A quel punto la rabbia che dal terzo anno di asilo si è accomodata nel salotto della tua mente, ma che non ha mai avuto lo slancio per alzare le chiappe dal divano, trova la forza per esporre un banalissimo e doveroso perché, ripetuto in sequenza come se fosse in loop. Perché, perché, perché…“Perché era di moda, perché ce l’avevano tutti…”. Ecco appunto il fatto che ce l’avessero tutti e che facesse schifo su tutti, qualche dubbio non lo ha mai fatto sorgere?
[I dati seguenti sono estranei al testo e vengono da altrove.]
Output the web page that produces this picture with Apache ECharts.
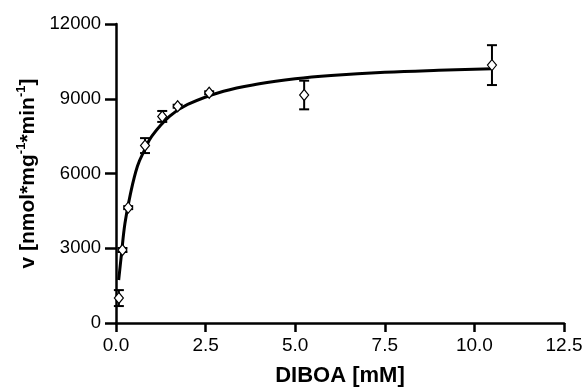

E tralasciamo poi il capitolo, vestiti, trucco, scarpe, pose da sfigata cronica, ricorrenze serrate che facevano della costanza il loro segno distintivo, ma anche i televisori da 188 kg che comparivano alle spalle di me medesima bambina di 7 anni alle prese con finestrelle al posto dei denti e con regali che davano già ai tempi profondi segnali sulla stupidità umana. No perché ditemi voi se oltre tua madre a vestirti da deficiente, ci dovesse essere anche lo zampino di zie, nonne, cugine e compagne di classe che guardo caso, il regalo era sempre quello “O una bella maglietta” o “Il diario con il lucchetto”. Ne avrò ancora in giro una dozzina. E se i regali non erano questi, erano tutte la cianfrusaglie ancora oggi nel cassetto a casaccio.
Ad ogni modo, 2,5 ore dopo il risultato è il seguente: canzoni ascoltabili di Radio Italia una, frutto del lavoro del tuo smart working tre righe, scartoffie accumulate nel cestino dell’immondizia ZERO perché “No, no questo non possiamo buttarlo può servire” o “no, no questo è un ricordo, non lo si può buttare“. Non sia mai eh.